Saturday, November 19, 2011

Austria’s Cardinal Schönborn seeks dialogue with Catholic rebels

The leader of Austria’s Roman Catholic Church has faced down calls for radical change from priests and lay people, saying dialogue was useful but calls for disobedience should be challenged. 

“We are in talks and will remain in talks because I and the bishops are still convinced that a lot can and must be cleared up by dialogue,” Vienna Cardinal Christoph Schönborn said on Friday after a four-day meeting of bishops.

Catholic rebels in Austria have been making increasingly strident calls for “disobedience” and changes in the Church, after record numbers of Austrians deserted it last year, many of them in response to allegations of sexual abuse by priests.

Some lay people say they will start celebrating Mass when a priest is unavailable, and hundreds of disgruntled priests have publicly challenged Church teaching on celibacy, ordination of women, and giving communion to Protestants and remarried Catholics.

Schönborn, a former student and close associate of Pope Benedict, told a news conference he did not look kindly on such open revolt. To speak of celebrating the Eucharist without having a priest conduct the sacrament “is an open break with a central truth of our Catholic faith” that goes far beyond merely questioning Church structures, he said. Addressing the priests’ call, he said: “Disobedience is a fighting word that cannot go unchallenged.”
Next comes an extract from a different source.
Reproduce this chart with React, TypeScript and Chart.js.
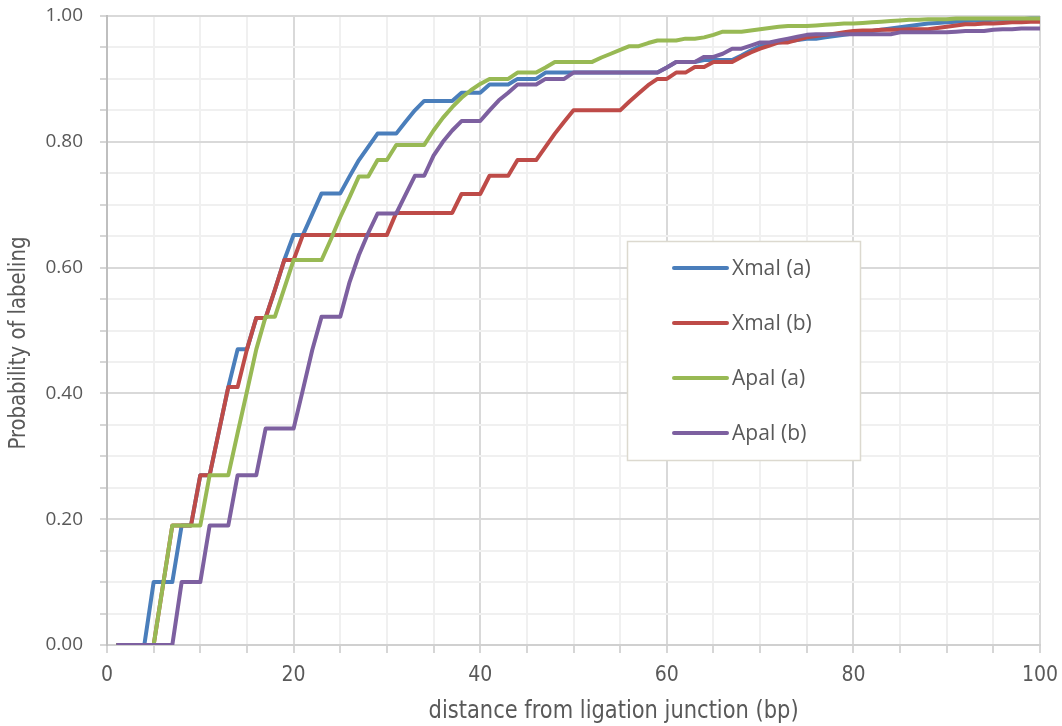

The Church has quietly been working for years on how to handle remarried Catholic divorcees, he added, while taking a hard line on defending priestly celibacy. 

“This question is not going to be decided in Austria and everyone involved has to live with this response,” he said.

The cardinal has already made clear he would not lead Austrian Catholicism into breaking away from the Vatican by letting clergy flout Church rules.

Reformist Austrian Catholics have for decades challenged the conservative policies of Benedict and his predecessor John Paul, creating protest movements and advocating changes the Vatican refuses to make. 

A record 87,000 Austrians left the Church in 2010.